In a country still recovering from more than two decades of civil war and awash with guns, traders also prefer EVCplus for safety reasons.
“No one knows if you have money. I travel outside the city and the roads are not safe. It is easier to hide a sim card than a sack of money,” said Mohamed Iman Ali, a fellow trader at the market. “Even if you don’t take the sim card out and your phone is stolen the company blocks your EVCplus.”
Even though most customers are now using EVCplus as a payment tool, the service was rolled out as an airtime recharge service. Before its introduction two years ago, customers used to recharge their airtime using scratch cards.
With shops closing early every evening – mostly for safety reasons – customers had no place to buy scratch cards. So EVCplus took off. Customers no longer had to take the risk of leaving their homes at night to recharge their airtime.
The service also has cut down on the company’s costs. Hormuud used to print the scratch cards abroad then ship them into the country.

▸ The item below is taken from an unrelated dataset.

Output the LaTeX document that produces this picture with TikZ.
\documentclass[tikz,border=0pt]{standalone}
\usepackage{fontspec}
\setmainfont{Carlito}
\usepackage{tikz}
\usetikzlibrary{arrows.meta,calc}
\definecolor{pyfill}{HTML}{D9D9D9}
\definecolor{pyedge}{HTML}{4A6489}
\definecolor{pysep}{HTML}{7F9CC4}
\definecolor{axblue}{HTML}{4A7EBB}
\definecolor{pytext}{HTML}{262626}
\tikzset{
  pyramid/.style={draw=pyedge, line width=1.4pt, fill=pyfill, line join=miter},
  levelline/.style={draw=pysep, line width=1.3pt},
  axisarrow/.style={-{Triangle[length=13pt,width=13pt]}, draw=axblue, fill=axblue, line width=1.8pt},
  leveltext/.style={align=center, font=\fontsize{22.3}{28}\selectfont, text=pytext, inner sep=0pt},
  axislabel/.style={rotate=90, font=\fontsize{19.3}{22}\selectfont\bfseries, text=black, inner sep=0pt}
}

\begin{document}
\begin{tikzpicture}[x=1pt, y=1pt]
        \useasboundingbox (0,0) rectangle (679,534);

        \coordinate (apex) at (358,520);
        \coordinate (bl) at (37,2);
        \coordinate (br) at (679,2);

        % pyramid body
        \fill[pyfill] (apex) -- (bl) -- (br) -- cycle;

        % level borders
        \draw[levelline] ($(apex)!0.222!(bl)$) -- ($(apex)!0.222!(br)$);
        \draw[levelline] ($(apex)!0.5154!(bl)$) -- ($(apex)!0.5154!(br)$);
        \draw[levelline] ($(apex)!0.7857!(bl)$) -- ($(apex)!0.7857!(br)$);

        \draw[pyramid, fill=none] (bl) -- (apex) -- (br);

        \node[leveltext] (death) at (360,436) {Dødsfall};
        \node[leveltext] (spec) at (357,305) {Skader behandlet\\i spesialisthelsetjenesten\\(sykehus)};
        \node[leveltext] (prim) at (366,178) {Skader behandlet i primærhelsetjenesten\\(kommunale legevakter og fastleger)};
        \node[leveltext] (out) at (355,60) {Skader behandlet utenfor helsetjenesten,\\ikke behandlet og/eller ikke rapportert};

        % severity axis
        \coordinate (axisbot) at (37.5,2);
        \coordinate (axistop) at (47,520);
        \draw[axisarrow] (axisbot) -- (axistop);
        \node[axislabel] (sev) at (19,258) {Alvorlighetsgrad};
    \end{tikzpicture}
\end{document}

Somalis are quick learners and very intelligent and took EVCplus a step further and started to use it to buy goods.
Despite Hormuud’s initial intention for EVCplus as an airtime top-up tool, resourceful Somalis started using it to make purchases and using it as a cash card.
“It wasn’t meant for business transactions. We introduced it as a telecommunication tool,” said Abdirashid Ali Ainashe, the company’s public relations director. “Somalis are quick learners and very intelligent and took EVCplus a step further and started to use it to buy goods.”
Since its introduction two years ago, 70 percent of the more than 2.5 million Hormuud customers have opened an EVCplus account. Some customers, like Mohamed, have more than one account.
But the service has its limitations. Customers can only have $300 in their account at any given time. This is a limit set by the company. For business individuals this is an unwelcome hassle.
“We have two phones, each with EVCplus accounts set up. The $300 limit is a big problem for our business,” said Sharmake Abukar, a shop owner.
This limitation is something Hormuud is very much aware of but says it’s not their fault. “EVCplus is not for doing business but just for charging your airtime. But business people can connect their EVCplus account with local bank accounts and transfer their money that way,” said Ainashe.
Like many other sectors of the country’s economy, Somalia’s banking sector is in ruins. The few banks operating are usually based in the big cities and require cumbersome processes of verification for customers to register. To overcome this challenge most business people prefer to have more than one EVCplus account.
“Opening a bank account can be difficult. It is easier for me to have more than one EVCplus account,” said Abukar from the counter of his shop in the Hodan district of Mogadishu.
With security still a big problem in most parts of the country Hormuud also says the $300 limit is for security reasons. But others think the service is not yet fully secure.
“There is no limit to how many EVCplus accounts you can have. There is also no limit to how much money you can send or receive in a single day,” said Mohamed Maalim Hassan, a Mogadishu-based IT and finance consultant. “You can have as many accounts as you want. All you need to do is as soon as your account balance reaches $300, you either take the money out or forward the money to other accounts,” he added.
The service is catching on fast and moving into other traditional everyday activities like paying their electricity bills and booking domestic flights.
“I pay using EVCplus both for my electricity and water bills. I even pay my maid using EVCplus. That way I have an electronic receipt and don’t need to collect paper receipts as proof of payment,” says Luula Ali.
One group of business people not entirely happy with the introduction of EVCplus are Hawala owners. Before EVCplus Somalis used to send money to each other using local Hawalas but that has almost completely stopped now. To send or receive money through the Hawala, people have to go to an office. Hawalas also charge commission – most charge five percent – for the service they offer.
“We have closed some of our local branches because of the reduced number of customers. Most of our market is now people receiving money from abroad. Our local market has been affected badly,” said Ali Noor Ahmed, a local Hawala manager.
At the livestock market, traders say their loyalty lies with their wallets. They’re happy they now have a free service they can use anytime, anywhere in Somalia. “I’m not sad for the Hawalas. I’m happy I don’t have to give my hard-earned money to them,” said Ali.
With fragile peace holding in the Somali capital, other innovations that challenge the dominance of EVCplus might be in the offing.
“I’m sure EVCplus is the start. Many exciting innovations are coming to Somalia. Let’s hope the peace holds,” said Hassan.